PROVIDED DATA:
[Begin]
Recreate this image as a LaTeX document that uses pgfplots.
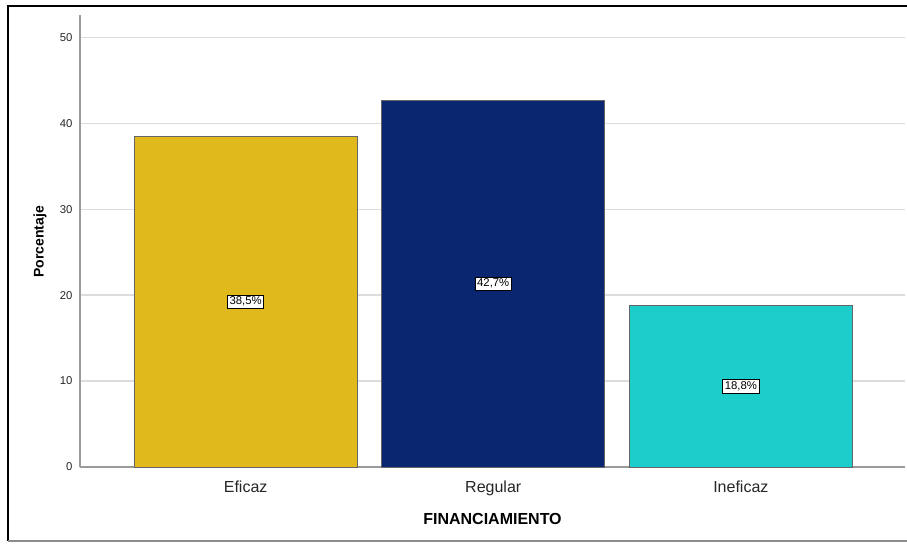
\documentclass[border=0pt]{standalone}
\usepackage{pgfplots}
\pgfplotsset{compat=1.18}
\usepackage{fontspec}
\setmainfont{Liberation Sans}
\definecolor{cEf}{HTML}{E0B91C}
\definecolor{cReg}{HTML}{0A2670}
\definecolor{cIn}{HTML}{1DCDCB}
\definecolor{gridc}{HTML}{DCDCDC}
\definecolor{axc}{HTML}{9A9A9A}
\begin{document}
\begin{tikzpicture}[x=0.75pt,y=0.75pt]
\useasboundingbox (-80,-76) rectangle (827,467);
\draw[black, line width=1.6pt] (-72,-74) -- (-72,461) -- (827,461);
\draw[black!45, line width=0.8pt] (-72,-74) -- (827,-74);
\begin{axis}[
  at={(0,0)}, anchor=south west,
  scale only axis,
  width=618.75pt, height=339pt,
  xmin=-0.669, xmax=2.663,
  ymin=0, ymax=52.6,
  axis x line=bottom, axis y line=left,
  axis line style={draw=axc, line width=0.8pt, -},
  xtick={0,1,2},
  xticklabels={Eficaz,Regular,Ineficaz},
  xtick style={draw=none},
  ytick={0,10,20,30,40,50},
  ytick style={draw=none},
  ymajorgrids,
  grid style={draw=gridc, line width=1pt},
  xticklabel style={font=\fontsize{12}{14}\selectfont, text=black!85, anchor=base, yshift=-17.25pt},
  yticklabel style={font=\fontsize{8.5}{10}\selectfont, text=black!85},
  /pgf/number format/assume math mode=true,
  xlabel={FINANCIAMIENTO},
  xlabel style={font=\bfseries\fontsize{12}{14}\selectfont, at={(rel axis cs:0.5,0)}, anchor=base, yshift=-43pt},
  clip=false,
]
\addplot[ybar, bar width=167.25pt, bar shift=0pt, fill=cEf, draw=black!60, line width=0.6pt] coordinates {(0,38.5)};
\addplot[ybar, bar width=167.25pt, bar shift=0pt, fill=cReg, draw=black!60, line width=0.6pt] coordinates {(1,42.7)};
\addplot[ybar, bar width=167.25pt, bar shift=0pt, fill=cIn, draw=black!60, line width=0.6pt] coordinates {(2,18.8)};
\addplot[draw=none, mark=none, point meta=explicit symbolic,
  nodes near coords,
  every node near coord/.style={anchor=center, draw=black, line width=0.5pt, fill=white, inner sep=1.5pt, text=black, font=\fontsize{8.5}{10}\selectfont}]
  coordinates {(0,19.25) [38,5\%] (1,21.35) [42,7\%] (2,9.4) [18,8\%]};
\end{axis}
\node[rotate=90, font=\bfseries\fontsize{10.5}{12}\selectfont] at (-40,225) {Porcentaje};
\end{tikzpicture}
\end{document}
[End]
SHORT PROBLEM: Using the material above, return every line exactly as it appears, minus the pictures.

WRITTEN REPLY:
Recreate this image as a LaTeX document that uses pgfplots.
\documentclass[border=0pt]{standalone}
\usepackage{pgfplots}
\pgfplotsset{compat=1.18}
\usepackage{fontspec}
\setmainfont{Liberation Sans}
\definecolor{cEf}{HTML}{E0B91C}
\definecolor{cReg}{HTML}{0A2670}
\definecolor{cIn}{HTML}{1DCDCB}
\definecolor{gridc}{HTML}{DCDCDC}
\definecolor{axc}{HTML}{9A9A9A}
\begin{document}
\begin{tikzpicture}[x=0.75pt,y=0.75pt]
\useasboundingbox (-80,-76) rectangle (827,467);
\draw[black, line width=1.6pt] (-72,-74) -- (-72,461) -- (827,461);
\draw[black!45, line width=0.8pt] (-72,-74) -- (827,-74);
\begin{axis}[
  at={(0,0)}, anchor=south west,
  scale only axis,
  width=618.75pt, height=339pt,
  xmin=-0.669, xmax=2.663,
  ymin=0, ymax=52.6,
  axis x line=bottom, axis y line=left,
  axis line style={draw=axc, line width=0.8pt, -},
  xtick={0,1,2},
  xticklabels={Eficaz,Regular,Ineficaz},
  xtick style={draw=none},
  ytick={0,10,20,30,40,50},
  ytick style={draw=none},
  ymajorgrids,
  grid style={draw=gridc, line width=1pt},
  xticklabel style={font=\fontsize{12}{14}\selectfont, text=black!85, anchor=base, yshift=-17.25pt},
  yticklabel style={font=\fontsize{8.5}{10}\selectfont, text=black!85},
  /pgf/number format/assume math mode=true,
  xlabel={FINANCIAMIENTO},
  xlabel style={font=\bfseries\fontsize{12}{14}\selectfont, at={(rel axis cs:0.5,0)}, anchor=base, yshift=-43pt},
  clip=false,
]
\addplot[ybar, bar width=167.25pt, bar shift=0pt, fill=cEf, draw=black!60, line width=0.6pt] coordinates {(0,38.5)};
\addplot[ybar, bar width=167.25pt, bar shift=0pt, fill=cReg, draw=black!60, line width=0.6pt] coordinates {(1,42.7)};
\addplot[ybar, bar width=167.25pt, bar shift=0pt, fill=cIn, draw=black!60, line width=0.6pt] coordinates {(2,18.8)};
\addplot[draw=none, mark=none, point meta=explicit symbolic,
  nodes near coords,
  every node near coord/.style={anchor=center, draw=black, line width=0.5pt, fill=white, inner sep=1.5pt, text=black, font=\fontsize{8.5}{10}\selectfont}]
  coordinates {(0,19.25) [38,5\%] (1,21.35) [42,7\%] (2,9.4) [18,8\%]};
\end{axis}
\node[rotate=90, font=\bfseries\fontsize{10.5}{12}\selectfont] at (-40,225) {Porcentaje};
\end{tikzpicture}
\end{document}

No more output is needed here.